The People’s Revolution 2011

I am an Egyptian, living and working in Cairo and currently appointed as assistant professor in the English department at Cairo University. I spent a year at Smith College enrolled in the American Studies Diploma Program for international students (1999-2000), during which I focused on developing my knowledge of feminist praxis through women’s studies; I wrote my diploma thesis with Professor Susan Van Dyne on women’s memoirs by immigrant academics in the United States. I am writing this now to share with you some of my reflections on the ongoing Egyptian people’s revolution.

Despite the regime’s many, often brutal, attempts to suppress the uprising of the Egyptian people since January 25, our revolution continues unabated. Its main demand, that President Mubarak step down, is gaining in intensity, although the regime claims to have conceded to most of the people’s demands. In the eyes of the people, giving up or even postponing the demand for Mubarak’s departure would be a betrayal of the revolution.

On January 28, the former minister of interior ordered riot police to use US-made live bullets and tear-gas canisters against peaceful demonstrators. A few days later, on February 2, his successor ordered security forces in civilian clothes to infiltrate the demonstrations, and use live ammunition and Molotov cocktails against the protestors in Tahrir Square in the heart of Cairo. The regime has since “apologized,” but this does not exempt Mubarak from responsibility for these shameful events.

On the Wednesday, while in Tahrir Square, we all saw thugs on horses and camels dispersing the protestors, brutally whipping and hitting people, killing at least eleven and injuring hundreds. I had received a phone call from my sister warning us against people and camels heading toward the square, as announced on the state TV. This could only mean that the minister of information was fully aware of (if not behind) what was going to happen. Now we know that these thugs were paid by tycoons belonging to the NDP (ruling party). The next day the newly appointed prime-minister, Ahmed Shafiq, apologized to the people on TV, stating that he would initiate investigations into these events. Are those two positions—prime minister and interior minister—within the new regime opposing or complementing each other?

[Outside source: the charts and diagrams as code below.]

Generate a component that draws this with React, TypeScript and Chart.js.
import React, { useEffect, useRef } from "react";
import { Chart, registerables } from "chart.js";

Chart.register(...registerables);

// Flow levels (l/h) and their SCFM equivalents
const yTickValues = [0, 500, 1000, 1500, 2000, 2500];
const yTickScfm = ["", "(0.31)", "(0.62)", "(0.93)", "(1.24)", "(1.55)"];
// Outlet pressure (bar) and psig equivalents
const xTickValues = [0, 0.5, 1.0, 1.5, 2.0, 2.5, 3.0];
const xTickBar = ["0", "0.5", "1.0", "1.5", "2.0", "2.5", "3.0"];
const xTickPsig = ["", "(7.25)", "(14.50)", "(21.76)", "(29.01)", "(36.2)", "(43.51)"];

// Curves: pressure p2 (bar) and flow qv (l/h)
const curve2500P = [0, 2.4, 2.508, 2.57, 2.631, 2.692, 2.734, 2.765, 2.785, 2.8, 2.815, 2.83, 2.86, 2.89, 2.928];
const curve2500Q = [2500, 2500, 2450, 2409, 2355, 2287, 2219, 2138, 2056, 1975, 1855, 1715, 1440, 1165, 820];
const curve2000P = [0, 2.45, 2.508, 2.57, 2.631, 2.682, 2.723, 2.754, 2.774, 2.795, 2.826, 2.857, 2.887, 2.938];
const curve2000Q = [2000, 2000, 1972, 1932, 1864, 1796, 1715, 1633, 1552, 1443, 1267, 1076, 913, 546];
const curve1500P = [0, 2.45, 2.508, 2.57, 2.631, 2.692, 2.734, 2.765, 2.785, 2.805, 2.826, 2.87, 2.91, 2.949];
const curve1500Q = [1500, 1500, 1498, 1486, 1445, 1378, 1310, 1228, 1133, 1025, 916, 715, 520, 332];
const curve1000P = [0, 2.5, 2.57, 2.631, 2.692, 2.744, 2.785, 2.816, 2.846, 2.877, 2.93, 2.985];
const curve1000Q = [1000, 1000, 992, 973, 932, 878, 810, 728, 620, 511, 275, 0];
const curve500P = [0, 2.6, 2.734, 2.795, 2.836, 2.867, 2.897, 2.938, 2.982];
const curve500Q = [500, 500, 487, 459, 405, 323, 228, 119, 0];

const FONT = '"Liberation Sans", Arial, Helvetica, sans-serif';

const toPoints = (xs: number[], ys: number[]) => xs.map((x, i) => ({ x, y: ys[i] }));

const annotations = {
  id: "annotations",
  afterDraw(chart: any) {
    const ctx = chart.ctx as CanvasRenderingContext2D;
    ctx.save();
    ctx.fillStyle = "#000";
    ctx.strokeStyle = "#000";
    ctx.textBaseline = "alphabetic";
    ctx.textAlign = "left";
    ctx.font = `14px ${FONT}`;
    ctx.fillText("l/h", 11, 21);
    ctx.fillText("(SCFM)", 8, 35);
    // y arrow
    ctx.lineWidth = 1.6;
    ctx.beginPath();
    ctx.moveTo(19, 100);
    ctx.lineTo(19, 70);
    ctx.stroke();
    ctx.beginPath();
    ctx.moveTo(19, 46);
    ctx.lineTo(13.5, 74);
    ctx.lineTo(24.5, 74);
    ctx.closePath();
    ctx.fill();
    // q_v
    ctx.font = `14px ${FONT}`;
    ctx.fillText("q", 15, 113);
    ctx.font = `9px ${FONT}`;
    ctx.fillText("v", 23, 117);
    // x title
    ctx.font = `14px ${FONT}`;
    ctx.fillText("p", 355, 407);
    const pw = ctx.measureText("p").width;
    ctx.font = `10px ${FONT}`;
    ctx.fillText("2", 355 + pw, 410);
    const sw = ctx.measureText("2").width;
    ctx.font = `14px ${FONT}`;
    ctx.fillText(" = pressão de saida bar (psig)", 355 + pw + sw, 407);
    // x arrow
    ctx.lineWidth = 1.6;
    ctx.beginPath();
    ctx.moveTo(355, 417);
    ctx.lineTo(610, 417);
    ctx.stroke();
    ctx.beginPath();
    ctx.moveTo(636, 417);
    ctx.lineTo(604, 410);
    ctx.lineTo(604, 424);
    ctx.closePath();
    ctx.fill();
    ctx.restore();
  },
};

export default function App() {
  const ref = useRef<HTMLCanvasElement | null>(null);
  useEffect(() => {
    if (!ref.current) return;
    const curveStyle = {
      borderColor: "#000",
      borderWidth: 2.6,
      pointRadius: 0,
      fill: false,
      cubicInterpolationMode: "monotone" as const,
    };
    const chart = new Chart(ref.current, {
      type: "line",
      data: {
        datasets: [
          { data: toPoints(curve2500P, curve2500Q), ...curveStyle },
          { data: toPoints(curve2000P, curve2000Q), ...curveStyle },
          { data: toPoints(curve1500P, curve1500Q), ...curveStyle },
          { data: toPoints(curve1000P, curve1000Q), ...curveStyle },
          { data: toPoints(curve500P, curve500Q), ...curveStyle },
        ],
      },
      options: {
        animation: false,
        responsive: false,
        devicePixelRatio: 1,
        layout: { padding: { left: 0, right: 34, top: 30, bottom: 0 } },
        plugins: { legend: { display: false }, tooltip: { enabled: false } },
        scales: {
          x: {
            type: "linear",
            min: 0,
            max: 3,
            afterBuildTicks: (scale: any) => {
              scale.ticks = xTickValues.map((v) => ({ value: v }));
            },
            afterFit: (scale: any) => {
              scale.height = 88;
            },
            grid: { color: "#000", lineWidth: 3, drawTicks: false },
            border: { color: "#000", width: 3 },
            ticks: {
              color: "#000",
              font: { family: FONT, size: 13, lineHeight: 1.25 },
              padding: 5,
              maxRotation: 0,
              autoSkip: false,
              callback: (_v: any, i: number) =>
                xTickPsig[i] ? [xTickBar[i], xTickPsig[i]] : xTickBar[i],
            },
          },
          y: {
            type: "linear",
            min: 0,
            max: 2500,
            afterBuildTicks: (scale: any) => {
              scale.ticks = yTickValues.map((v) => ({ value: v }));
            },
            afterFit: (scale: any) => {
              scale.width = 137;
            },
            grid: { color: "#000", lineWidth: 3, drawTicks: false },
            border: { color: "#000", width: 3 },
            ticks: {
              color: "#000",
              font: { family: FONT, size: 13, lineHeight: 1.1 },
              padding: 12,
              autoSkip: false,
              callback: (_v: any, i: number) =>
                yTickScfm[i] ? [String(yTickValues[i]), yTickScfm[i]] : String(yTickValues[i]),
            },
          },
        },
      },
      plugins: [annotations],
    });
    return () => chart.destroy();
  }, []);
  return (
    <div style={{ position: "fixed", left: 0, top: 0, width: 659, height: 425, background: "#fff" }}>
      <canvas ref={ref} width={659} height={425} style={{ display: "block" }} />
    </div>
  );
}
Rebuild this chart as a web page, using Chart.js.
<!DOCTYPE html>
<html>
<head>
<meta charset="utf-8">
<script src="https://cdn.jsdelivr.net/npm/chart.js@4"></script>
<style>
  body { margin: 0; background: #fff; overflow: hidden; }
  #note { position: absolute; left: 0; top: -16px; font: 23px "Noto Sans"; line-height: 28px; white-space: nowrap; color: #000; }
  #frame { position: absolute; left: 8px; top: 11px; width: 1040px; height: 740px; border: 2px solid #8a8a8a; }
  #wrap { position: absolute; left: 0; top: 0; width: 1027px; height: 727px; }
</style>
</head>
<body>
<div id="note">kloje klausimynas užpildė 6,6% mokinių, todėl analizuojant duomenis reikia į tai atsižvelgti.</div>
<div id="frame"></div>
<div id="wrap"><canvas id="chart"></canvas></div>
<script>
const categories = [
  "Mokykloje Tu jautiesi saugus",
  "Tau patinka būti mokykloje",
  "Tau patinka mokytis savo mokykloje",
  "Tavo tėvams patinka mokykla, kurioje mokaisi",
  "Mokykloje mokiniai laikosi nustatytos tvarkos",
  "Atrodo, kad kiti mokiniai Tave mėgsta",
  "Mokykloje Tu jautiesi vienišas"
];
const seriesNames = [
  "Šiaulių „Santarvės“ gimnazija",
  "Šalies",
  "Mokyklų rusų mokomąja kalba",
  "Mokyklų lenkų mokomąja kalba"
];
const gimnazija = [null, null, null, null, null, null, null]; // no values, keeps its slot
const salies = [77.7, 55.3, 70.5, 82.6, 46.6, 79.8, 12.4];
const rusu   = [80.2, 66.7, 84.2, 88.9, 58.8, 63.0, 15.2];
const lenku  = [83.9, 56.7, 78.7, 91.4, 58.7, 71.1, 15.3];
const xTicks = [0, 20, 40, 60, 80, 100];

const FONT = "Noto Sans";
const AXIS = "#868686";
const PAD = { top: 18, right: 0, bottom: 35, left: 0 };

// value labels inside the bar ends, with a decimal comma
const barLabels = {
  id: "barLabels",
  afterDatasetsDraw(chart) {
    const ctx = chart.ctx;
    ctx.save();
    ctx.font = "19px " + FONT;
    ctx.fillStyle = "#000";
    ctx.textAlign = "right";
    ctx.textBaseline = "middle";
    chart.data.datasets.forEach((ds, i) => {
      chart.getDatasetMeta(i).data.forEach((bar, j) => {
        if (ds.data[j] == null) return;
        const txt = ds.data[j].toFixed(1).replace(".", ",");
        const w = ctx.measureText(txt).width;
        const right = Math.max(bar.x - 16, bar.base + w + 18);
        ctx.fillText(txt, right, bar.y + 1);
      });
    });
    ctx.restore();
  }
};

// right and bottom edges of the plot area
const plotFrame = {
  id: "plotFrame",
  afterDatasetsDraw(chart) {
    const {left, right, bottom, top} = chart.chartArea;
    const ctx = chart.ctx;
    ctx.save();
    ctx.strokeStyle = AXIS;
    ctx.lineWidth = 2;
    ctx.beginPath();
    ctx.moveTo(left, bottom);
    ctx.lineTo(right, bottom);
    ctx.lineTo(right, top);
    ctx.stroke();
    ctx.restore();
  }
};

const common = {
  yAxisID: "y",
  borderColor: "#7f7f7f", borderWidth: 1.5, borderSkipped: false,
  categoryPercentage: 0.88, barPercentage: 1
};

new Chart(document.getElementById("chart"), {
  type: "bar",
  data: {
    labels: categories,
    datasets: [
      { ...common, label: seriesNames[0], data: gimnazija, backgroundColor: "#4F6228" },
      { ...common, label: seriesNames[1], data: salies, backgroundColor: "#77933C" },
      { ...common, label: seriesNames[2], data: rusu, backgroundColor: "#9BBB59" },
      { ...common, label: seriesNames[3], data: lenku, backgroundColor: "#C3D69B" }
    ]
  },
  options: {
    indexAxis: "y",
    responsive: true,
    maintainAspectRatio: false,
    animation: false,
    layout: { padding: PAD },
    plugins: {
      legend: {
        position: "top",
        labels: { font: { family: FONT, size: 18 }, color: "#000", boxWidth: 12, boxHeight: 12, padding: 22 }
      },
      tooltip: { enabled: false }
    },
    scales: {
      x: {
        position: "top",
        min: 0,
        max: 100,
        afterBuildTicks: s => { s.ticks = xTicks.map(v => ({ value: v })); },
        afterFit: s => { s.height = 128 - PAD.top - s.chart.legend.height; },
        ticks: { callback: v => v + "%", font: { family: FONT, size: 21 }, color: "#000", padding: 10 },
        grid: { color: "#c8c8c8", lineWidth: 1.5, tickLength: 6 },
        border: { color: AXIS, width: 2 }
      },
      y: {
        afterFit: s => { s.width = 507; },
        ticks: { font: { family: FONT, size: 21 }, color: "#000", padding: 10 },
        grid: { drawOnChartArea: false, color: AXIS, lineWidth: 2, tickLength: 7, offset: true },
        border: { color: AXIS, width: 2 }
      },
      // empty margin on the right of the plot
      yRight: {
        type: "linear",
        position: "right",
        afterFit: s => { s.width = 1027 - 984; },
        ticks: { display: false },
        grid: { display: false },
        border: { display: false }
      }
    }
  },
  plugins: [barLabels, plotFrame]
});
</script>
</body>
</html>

Against this grim background the state media, the mouthpiece of the regime, is propagating the idea of external powers being behind the revolution. What we see, as follows, is what I would suggest is a matrix of myths:

Myth 1: Iran is behind the uprising to topple the regime and replace it with a Khomeini-like Islamic state, represented by the Muslim Brotherhood (MB).
We know that the MB, together with other tamed opposition political parties, officially announced their distance from the young protestors who initiated the revolution.  Like any other national opposition party, MB did not prevent its members from participating in the demonstrations as individuals. We also are well aware from campus politics that MB is not one monolithic group; it involves the older generation and the younger, more progressive youth. This being a revolution of young people, it is only natural to find MB youths among a majority of secular protestors from all walks of life. The MB is just one faction in the wide range of political and social groups. Even the most radical groups (the extreme left), as well as the Copts, involved in the revolution do not see in the MB any real threat to this social revolution.

Myth 2: The Americans are behind the revolution to overthrow the Mubarak regime.
We know that Mubarak has always been a puppet of US Middle-East politics. This is now used as a pretext to arrest human-rights and NGO activists on the grounds that they receive foreign funding. The US position, however, has raised many questions here, and proved again hypocritical in its democracy discourse. The first statement issued by US Secretary of State Hillary Clinton expressed concern about the events in Egypt, and then stressed confidence in Egyptian government’s stability. This tone soon turned into one of support of the people’s revolution, urging Mubarak to step down “now and not in September.” In the past few days, and following US media emphasis on the dangers of the MB for peace in the region, Obama is now stating that “the American people are praying for the Egyptian people.” The use of religious discourse here is again ridiculous.

Myth 3: Mubarak claims that he wants to step down but is afraid of chaos.
Is he not aware that he and his ruling gang are behind all the chaos in Egypt today? Convicts released by his people (if not upon his orders) are running loose in the country, terrorizing people, looting and damaging property. Security was only brought back to the streets of Cairo and the major cities thanks to the spontaneously formed neighborhood-watch groups.

Myth 4: The silent majority is absent from the current revolution.
There were eight million people representing eight million families on the streets of different cities in Egypt on Feb. 1 and 5, calling for Mubarak to step down, while the so-called pro-Mubarak group was represented by a few thousand, of whom the majority turned out to be paid thugs, along with families of the ruling party members and corrupt politicians and businessmen. Today (Feb. 6), as almost a million Egyptians are standing in cold and rainy Cairo protesting in Tahrir Square, alternating noon prayers with Sunday mass, there’s no sign of Mubarak’s supporters anywhere!

This revolution has unified all opposition and the Egyptian people, across class, gender, and religion; they are all gathered under the national flag, singing the national anthem, and chanting: “The People Want to Bring the Regime Down.”